When I run computer simulations, I have to have a solution for the same set of technical tasks each time:
- How to combine variable settings in experiments
- How to store log files nicely
- How to plot nice graphs from those log files
- How to run these expensive computations on remote servers (e.g. university servers)
Now I have one solution for all of this and I am very happy with it:
The above bundle of tasks is universal to a lot of scientists that need to to run computational experiments. I myself will run into this over and over again.
It is a natural reflex of a software developer to build a good tool for this over time and this is what I did. While working on several projects during my Masters, the latest of which is my thesis, I developed scripts for all of these tasks and bundled them together so that you could now call it an application: Combex (Combinatorial Experimentor).

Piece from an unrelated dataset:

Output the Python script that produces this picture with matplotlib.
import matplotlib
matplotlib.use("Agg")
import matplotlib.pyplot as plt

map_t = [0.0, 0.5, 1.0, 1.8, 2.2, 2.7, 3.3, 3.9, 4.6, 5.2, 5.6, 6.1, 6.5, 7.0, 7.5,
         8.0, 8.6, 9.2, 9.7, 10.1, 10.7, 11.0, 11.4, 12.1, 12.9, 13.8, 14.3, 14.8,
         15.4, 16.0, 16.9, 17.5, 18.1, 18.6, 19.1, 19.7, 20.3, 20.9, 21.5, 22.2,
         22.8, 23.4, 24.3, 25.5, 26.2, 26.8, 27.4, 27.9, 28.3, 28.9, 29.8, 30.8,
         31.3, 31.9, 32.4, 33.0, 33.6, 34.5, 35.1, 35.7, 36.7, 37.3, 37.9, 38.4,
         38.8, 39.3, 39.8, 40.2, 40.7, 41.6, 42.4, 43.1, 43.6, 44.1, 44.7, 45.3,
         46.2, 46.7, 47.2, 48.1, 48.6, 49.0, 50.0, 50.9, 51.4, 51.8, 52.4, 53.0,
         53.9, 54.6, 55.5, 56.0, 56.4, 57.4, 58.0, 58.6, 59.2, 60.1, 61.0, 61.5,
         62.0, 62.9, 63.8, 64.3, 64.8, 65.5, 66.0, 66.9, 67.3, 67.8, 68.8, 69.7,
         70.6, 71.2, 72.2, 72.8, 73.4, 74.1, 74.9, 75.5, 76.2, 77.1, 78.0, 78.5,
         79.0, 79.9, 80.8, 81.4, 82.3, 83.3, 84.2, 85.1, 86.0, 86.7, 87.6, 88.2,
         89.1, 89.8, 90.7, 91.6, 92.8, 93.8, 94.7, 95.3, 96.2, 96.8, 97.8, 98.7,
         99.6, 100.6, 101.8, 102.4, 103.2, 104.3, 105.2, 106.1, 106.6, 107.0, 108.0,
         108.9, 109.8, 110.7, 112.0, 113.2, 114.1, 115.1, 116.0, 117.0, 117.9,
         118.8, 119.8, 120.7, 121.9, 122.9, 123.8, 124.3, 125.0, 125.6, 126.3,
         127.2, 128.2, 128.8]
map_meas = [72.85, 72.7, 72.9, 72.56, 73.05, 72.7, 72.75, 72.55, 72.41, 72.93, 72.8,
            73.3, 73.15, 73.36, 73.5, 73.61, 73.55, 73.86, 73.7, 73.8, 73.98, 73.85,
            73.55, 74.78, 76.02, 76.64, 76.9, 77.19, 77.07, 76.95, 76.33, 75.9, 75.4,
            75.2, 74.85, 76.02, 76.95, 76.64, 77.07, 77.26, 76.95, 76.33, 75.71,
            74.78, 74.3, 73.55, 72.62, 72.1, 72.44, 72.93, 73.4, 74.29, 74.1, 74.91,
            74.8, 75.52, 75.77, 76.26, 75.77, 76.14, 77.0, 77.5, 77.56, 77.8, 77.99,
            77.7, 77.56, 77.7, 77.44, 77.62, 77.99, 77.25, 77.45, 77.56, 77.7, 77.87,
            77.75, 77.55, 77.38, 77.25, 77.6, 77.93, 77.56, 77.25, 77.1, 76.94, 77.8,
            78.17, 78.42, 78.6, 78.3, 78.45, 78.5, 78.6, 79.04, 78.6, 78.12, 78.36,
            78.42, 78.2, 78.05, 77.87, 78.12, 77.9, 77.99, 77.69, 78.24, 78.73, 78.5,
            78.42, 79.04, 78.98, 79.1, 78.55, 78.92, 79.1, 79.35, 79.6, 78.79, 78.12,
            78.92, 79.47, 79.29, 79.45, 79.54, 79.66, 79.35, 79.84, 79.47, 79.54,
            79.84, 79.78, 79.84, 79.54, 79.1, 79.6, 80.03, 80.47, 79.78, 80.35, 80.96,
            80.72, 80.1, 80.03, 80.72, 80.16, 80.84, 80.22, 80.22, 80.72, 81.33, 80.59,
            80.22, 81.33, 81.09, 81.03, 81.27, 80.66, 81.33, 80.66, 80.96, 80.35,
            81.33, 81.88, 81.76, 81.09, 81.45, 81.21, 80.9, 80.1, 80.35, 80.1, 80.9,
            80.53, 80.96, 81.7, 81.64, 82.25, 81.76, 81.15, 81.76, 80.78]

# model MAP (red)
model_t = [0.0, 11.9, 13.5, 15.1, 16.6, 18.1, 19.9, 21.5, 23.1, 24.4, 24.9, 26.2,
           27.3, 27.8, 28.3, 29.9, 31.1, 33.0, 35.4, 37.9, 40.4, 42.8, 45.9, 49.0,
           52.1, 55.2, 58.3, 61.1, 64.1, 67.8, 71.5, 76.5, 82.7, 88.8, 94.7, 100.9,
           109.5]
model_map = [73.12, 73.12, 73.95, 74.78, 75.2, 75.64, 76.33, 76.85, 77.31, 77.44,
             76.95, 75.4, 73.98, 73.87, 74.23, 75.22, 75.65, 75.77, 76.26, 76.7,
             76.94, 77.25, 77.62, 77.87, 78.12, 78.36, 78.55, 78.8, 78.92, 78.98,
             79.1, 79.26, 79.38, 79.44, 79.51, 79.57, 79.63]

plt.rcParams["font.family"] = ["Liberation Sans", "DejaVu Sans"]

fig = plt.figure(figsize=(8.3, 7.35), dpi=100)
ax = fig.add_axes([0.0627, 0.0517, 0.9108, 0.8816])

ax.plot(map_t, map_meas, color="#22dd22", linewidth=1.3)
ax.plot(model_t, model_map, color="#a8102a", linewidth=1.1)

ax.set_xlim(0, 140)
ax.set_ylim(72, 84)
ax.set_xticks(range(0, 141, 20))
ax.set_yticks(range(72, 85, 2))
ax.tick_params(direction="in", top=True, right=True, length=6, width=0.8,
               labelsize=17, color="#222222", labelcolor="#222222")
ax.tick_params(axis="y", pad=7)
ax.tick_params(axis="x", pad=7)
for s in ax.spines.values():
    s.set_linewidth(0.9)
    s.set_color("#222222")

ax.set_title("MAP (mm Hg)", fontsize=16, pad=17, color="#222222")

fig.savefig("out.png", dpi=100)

It has turned out to be very useful to me lately and I would like to share this tool with anyone who is interested (this is its home). There are a lot of things that could be even nicer (I already maintain a ticket list), so I welcome contributions.
Note that Combex lets you program whatever you want in whatever language you want, all it wants is that you write log files.

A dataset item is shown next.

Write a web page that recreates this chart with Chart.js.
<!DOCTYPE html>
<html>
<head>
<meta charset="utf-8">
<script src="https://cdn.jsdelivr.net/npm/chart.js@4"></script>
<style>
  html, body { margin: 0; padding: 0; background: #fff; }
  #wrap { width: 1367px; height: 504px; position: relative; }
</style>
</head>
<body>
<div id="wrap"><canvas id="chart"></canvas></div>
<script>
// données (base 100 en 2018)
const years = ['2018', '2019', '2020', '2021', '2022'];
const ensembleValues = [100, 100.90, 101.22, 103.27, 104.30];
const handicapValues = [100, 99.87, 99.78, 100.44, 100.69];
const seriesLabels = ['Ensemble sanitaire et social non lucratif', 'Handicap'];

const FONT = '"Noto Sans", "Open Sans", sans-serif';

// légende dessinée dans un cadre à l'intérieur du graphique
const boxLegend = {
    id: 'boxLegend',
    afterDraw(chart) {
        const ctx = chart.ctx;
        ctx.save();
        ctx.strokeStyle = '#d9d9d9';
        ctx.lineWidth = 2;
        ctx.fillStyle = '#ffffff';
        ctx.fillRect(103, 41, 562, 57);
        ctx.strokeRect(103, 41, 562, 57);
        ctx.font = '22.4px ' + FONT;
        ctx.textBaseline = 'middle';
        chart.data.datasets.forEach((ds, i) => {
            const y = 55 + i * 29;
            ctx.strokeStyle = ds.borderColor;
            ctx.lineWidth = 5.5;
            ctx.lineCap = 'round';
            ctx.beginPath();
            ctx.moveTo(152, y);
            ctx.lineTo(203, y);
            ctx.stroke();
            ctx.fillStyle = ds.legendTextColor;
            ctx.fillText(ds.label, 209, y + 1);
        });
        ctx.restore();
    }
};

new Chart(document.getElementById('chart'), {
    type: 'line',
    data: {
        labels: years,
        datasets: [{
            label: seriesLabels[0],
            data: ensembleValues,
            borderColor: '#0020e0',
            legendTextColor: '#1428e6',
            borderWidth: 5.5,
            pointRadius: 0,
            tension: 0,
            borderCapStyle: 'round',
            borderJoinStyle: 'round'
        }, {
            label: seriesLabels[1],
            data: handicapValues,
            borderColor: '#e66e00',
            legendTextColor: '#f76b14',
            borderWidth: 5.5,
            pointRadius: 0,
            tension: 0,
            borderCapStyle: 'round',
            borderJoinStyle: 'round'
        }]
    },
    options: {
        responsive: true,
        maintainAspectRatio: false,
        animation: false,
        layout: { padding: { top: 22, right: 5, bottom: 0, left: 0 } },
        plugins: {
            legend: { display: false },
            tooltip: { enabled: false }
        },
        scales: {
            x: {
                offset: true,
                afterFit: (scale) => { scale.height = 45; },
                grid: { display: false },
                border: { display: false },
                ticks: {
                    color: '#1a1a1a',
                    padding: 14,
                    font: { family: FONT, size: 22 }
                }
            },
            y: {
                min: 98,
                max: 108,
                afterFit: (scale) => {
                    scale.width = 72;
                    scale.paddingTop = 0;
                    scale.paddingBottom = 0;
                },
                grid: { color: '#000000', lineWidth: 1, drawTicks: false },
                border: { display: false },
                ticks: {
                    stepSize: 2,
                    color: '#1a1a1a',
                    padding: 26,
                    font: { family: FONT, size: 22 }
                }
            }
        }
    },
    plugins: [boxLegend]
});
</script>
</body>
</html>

I will let the (sparse) documentation speak for itself and just throw in another screenshot which shows how it all nicely comes together: A (dummy) experiment gets chopped into several tasks and those are shipped to remote servers. I can nicely check if they are done. If so, I have Combex get the data and generate nice plots.
P.S. To talk about our process and find general, reproducible solutions seems to be a general trend in science, see e.g. myexperiment.org.
P.P.S. I am unaware of any other software that offers this task bundle, even if its commercial. Anyone knows software like that? I only found quite specialised approaches, but what I like about Combex is that it doesn't care what the hell your code is doing as long as you configure variables and log data. It is more of a very simple workflow with nice tools along the way. In principle, a lot of other software (say, statistical processing) could be hooked into this as needed.
P.P.S. I am still open to be convinced by a better name for this.
P.P.P.S. It has now changed name (it also evolved a lot) and lives here.
Very interesting, will take a look.
BTW, KDE + Vim = yay!
Well, I suppose you are all set for the rest of your science (=PhD) career?